La commission internationale de protection contre les rayons X et le radium sera transformée lors du sixième congrès international de radiologie de Londres en 1950 en une Commission Internationale sur la Protection Radiologique (ICRP). 15 Bien que n'ayant aucune valeur légale, les recommandations de la commission feront autorité dans la communauté scientifique internationale car elles reflètent l'avis d'experts reconnus de la radioprotection.
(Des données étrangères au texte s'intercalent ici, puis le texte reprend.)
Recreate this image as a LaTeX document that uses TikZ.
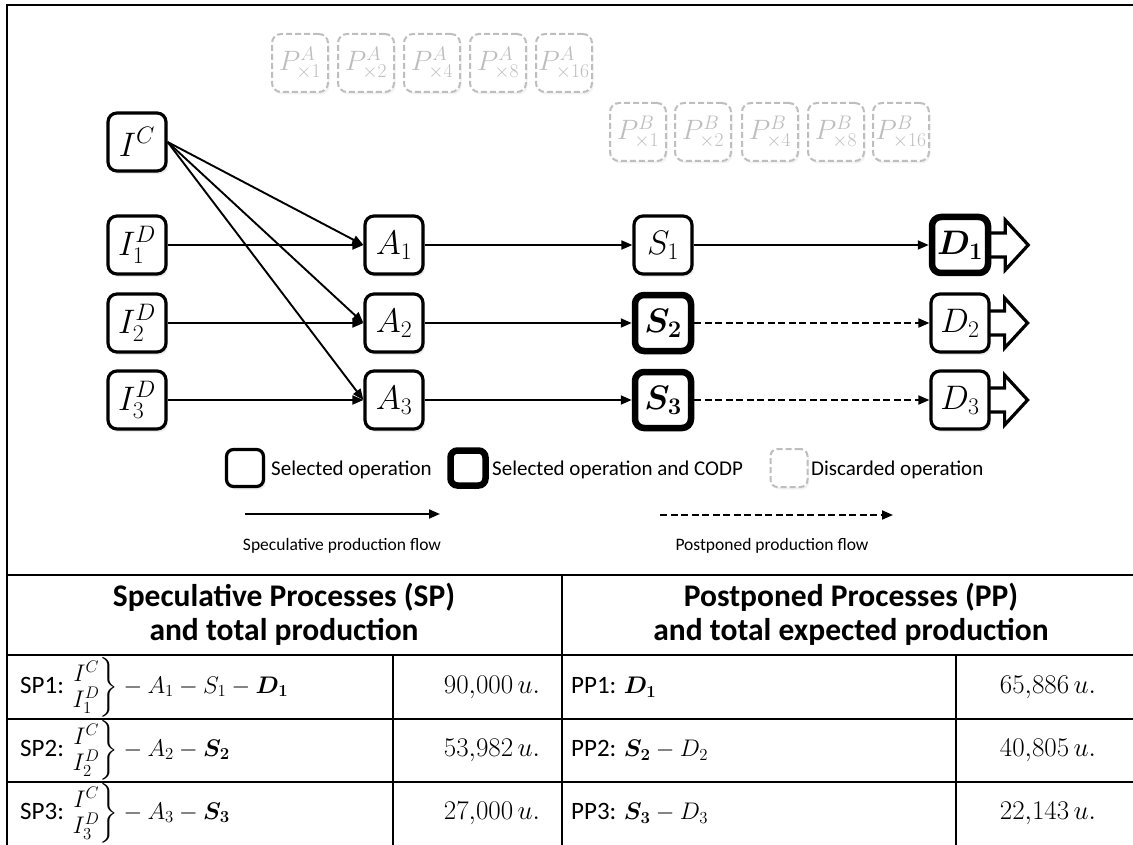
\RequirePackage{fix-cm}
\documentclass[tikz,border=0pt]{standalone}
\usepackage{amsmath}
\usepackage[no-math]{fontspec}
\setmainfont{Carlito}
\usetikzlibrary{arrows.meta,shadows,calc}
\pgfdeclarelayer{bg}
\pgfsetlayers{bg,main}
\newcommand\fsz[2]{\fontsize{#1}{#2}\selectfont}
\definecolor{discgray}{RGB}{190,190,190}
\tikzset{
  op/.style={draw, line width=3.2pt, rounded corners=9pt, fill=white,
    minimum width=58pt, minimum height=58pt, inner sep=0pt,
    font=\fsz{34}{38},
    drop shadow={opacity=0.15, shadow xshift=2pt, shadow yshift=-3pt}},
  codp/.style={op, line width=6.5pt, minimum width=56pt, minimum height=56pt},
  disc/.style={draw=discgray, line width=2pt, dash pattern=on 6pt off 3pt,
    rounded corners=9pt, fill=white, text=discgray,
    minimum width=56pt, minimum height=58pt, inner sep=0pt,
    font=\fsz{28}{32},
    drop shadow={opacity=0.10, shadow xshift=1.5pt, shadow yshift=-2.5pt}},
  flow/.style={line width=1.9pt, -{Triangle[length=11pt,width=9pt]}},
  pflow/.style={flow, dash pattern=on 7pt off 3.5pt},
  outarrow/.style={line width=3.2pt, fill=white, line join=miter},
  rule/.style={line width=2.5pt},
  legtext/.style={anchor=west, inner sep=0pt, font=\fsz{21}{25}},
  flowtext/.style={inner sep=0pt, font=\fsz{17.5}{21}},
  head/.style={align=center, inner sep=0pt, font=\bfseries\fsz{31.5}{34}},
  cell/.style={anchor=west, inner sep=0pt, font=\fsz{25}{29}},
  num/.style={inner sep=0pt, font=\fsz{27}{31}},
}
\newcommand\tm[1]{{\fsz{24}{28}\def\arraystretch{0.68}$#1$}}
\begin{document}
\begin{tikzpicture}[x=1pt,y=-1pt]
\useasboundingbox (0,0) rectangle (1133,845);
\clip (0,0) rectangle (1133,845);

% outer frame and table rules
\draw[rule] (1140,5) -- (7,5) -- (7,860);
\draw[rule] (1140,5) -- (1140,860);
\draw[rule] (7,575) -- (1140,575);
\draw[rule] (7,655) -- (1140,655);
\draw[rule] (7,719) -- (1140,719);
\draw[rule] (7,782) -- (1140,782);
\draw[rule] (562,575) -- (562,860);
\draw[rule] (393,655) -- (393,860);
\draw[rule] (956,655) -- (956,860);

% discarded alternatives
\foreach \i/\x/\m in {1/300/1,2/366/2,3/432/4,4/498/8,5/564/16}
  \node[disc] (PA\i) at (\x,63) {$P^{A}_{\times\m}$};
\foreach \i/\x/\m in {1/638/1,2/703/2,3/770/4,4/836/8,5/901/16}
  \node[disc] (PB\i) at (\x,132) {$P^{B}_{\times\m}$};

% inputs
\node[op] (IC) at (137,142) {$I^{C}$};
\node[op] (I1) at (137,245) {$I^{D}_{1}$};
\node[op] (I2) at (137,323) {$I^{D}_{2}$};
\node[op] (I3) at (137,400) {$I^{D}_{3}$};

% operations
\node[op] (A1) at (394,245) {$A_{1}$};
\node[op] (A2) at (394,323) {$A_{2}$};
\node[op] (A3) at (394,400) {$A_{3}$};
\node[op] (S1) at (663,245) {$S_{1}$};
\node[codp] (S2) at (663,323) {$\boldsymbol{S_{2}}$};
\node[codp] (S3) at (663,400) {$\boldsymbol{S_{3}}$};
\node[codp] (D1) at (960,245) {$\boldsymbol{D_{1}}$};
\node[op] (D2) at (960,323) {$D_{2}$};
\node[op] (D3) at (960,400) {$D_{3}$};

% output arrows
\begin{pgfonlayer}{bg}
\foreach \n in {D1,D2,D3}
  \draw[outarrow] ($(\n.east)+(-4,-12)$) -- ++(18,0) -- ++(0,-13)
     -- ++(23,25) -- ++(-23,25) -- ++(0,-13) -- ++(-18,0) -- cycle;
\end{pgfonlayer}

% flows
\draw[flow] (IC.east) -- (A1.west);
\draw[flow] (IC.east) -- (A2.west);
\draw[flow] (IC.east) -- (A3.west);
\draw[flow] (I1) -- (A1);
\draw[flow] (I2) -- (A2);
\draw[flow] (I3) -- (A3);
\draw[flow] (A1) -- (S1);
\draw[flow] (A2) -- (S2);
\draw[flow] (A3) -- (S3);
\draw[flow] (S1) -- (D1);
\draw[pflow] (S2) -- (D2);
\draw[pflow] (S3) -- (D3);

% legend
\node[op, minimum width=37pt, minimum height=37pt, rounded corners=7pt] (Lsel) at (245,468) {};
\node[legtext] (LselT) at (271,470) {Selected operation};
\node[codp, minimum width=35pt, minimum height=35pt, rounded corners=7pt] (Lcodp) at (468,468) {};
\node[legtext] (LcodpT) at (492,470) {Selected operation and CODP};
\node[disc, minimum width=37pt, minimum height=38pt, rounded corners=7pt] (Ldisc) at (789,468) {};
\node[legtext] (LdiscT) at (811,470) {Discarded operation};

\coordinate (spA) at (245,514);
\coordinate (spB) at (440,514);
\draw[flow] (spA) -- (spB);
\node[flowtext] (spT) at (342,546) {Speculative production flow};
\coordinate (ppA) at (660,515);
\coordinate (ppB) at (893,515);
\draw[pflow] (ppA) -- (ppB);
\node[flowtext] (ppT) at (772,546) {Postponed production flow};

% table
\node[head] (hSP) at (284,614) {Speculative Processes (SP)\\and total production};
\node[head] (hPP) at (851,614) {Postponed Processes (PP)\\and total expected production};

\node[cell] (sp1) at (20,687) {SP1: \tm{\left.\begin{array}{@{}c@{}}I^{C}\\ I^{D}_{1}\end{array}\right\}-A_{1}-S_{1}-\boldsymbol{D_{1}}}};
\node[cell] (sp2) at (20,750) {SP2: \tm{\left.\begin{array}{@{}c@{}}I^{C}\\ I^{D}_{2}\end{array}\right\}-A_{2}-\boldsymbol{S_{2}}}};
\node[cell] (sp3) at (20,813) {SP3: \tm{\left.\begin{array}{@{}c@{}}I^{C}\\ I^{D}_{3}\end{array}\right\}-A_{3}-\boldsymbol{S_{3}}}};
\node[num] (n1) at (492,687) {$90{,}000\,u.$};
\node[num] (n2) at (492,750) {$53{,}982\,u.$};
\node[num] (n3) at (492,813) {$27{,}000\,u.$};

\node[cell] (pp1) at (571,687) {PP1: \tm{\boldsymbol{D_{1}}}};
\node[cell] (pp2) at (571,750) {PP2: \tm{\boldsymbol{S_{2}}-D_{2}}};
\node[cell] (pp3) at (571,813) {PP3: \tm{\boldsymbol{S_{3}}-D_{3}}};
\node[num] (m1) at (1048,687) {$65{,}886\,u.$};
\node[num] (m2) at (1048,750) {$40{,}805\,u.$};
\node[num] (m3) at (1048,813) {$22{,}143\,u.$};
\end{tikzpicture}
\end{document}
Jusqu'à la deuxième guerre mondiale, les limites de dose établies par la commission s'appliquaient seulement aux personnes exerçant une activité professionnelle les mettant au contact des rayonnements. Après Hiroshima et son grand nombre d'irradiés, avec l'augmentation du nombre de travailleurs au contact des matières radioactives et les progrès en génétique aidant, la question de la protection contre les rayonnements quittera le terrain de la petite communauté médicale pour devenir une question de santé touchant l'ensemble du public. Ceci aura deux conséquences en matière de recommandation : d'une part l'abandon du concept de dose admissible pour celui de «dose maximum admissible», c'est-à-dire le rejet de l'idée selon laquelle les radiations sont inoffensives en-dessous d'un certain seuil et la prise en compte des effets possibles cumulés sur toute une vie; en second lieu, la commission établira une limite de dose pour la population en général, fixée à un dixième de la dose pour les travailleurs.

Les dangers des rayonnements ionisants, des matières radioactives naturelles ou artificielles, sont connus, des recommandations en matière de dose sont définies par les médecins avant que physiciens et ingénieurs n'entrevoient la possibilité de fabriquer des centrales ou des bombes. De ce point de vue, l'histoire de l'énergie atomique a cela de particulier que pour la première fois peut-être dans l'histoire des techniques, la nature du danger que mettra en œuvre la technique atomique, la radioactivité, est reconnue dès le départ. Les scientifiques et ingénieurs qui travailleront au développement de cette nouvelle énergie, après les découvertes de la physique des années trente et du début des années quarante, seront prévenus du danger ultime que leurs réalisations mettront en branle. A eux incombera la maîtrise technique de grands équipements à risque.

Notes
13.

Le premier congrès international de radiologie s'est tenu à Londres en 1925.

14.

Cf. Sievert, Rolf M., «The Work of the International Commission on Radiological Protection», Communication P/2263, Actes de la seconde conférence des Nations Unies sur l'utilisation pacifique de l'énergie atomique, Genève, 1958, Nations Unies, N.Y., Vol. 9, P/2263, pp. 3-7.

15.

Sous la présidence de Sir Ernest Rock Carling, la commission comprend des scientifiques provenant de Grande-Bretagne, des Etats-Unis, du Canada, de France, de Suède et d'Allemagne.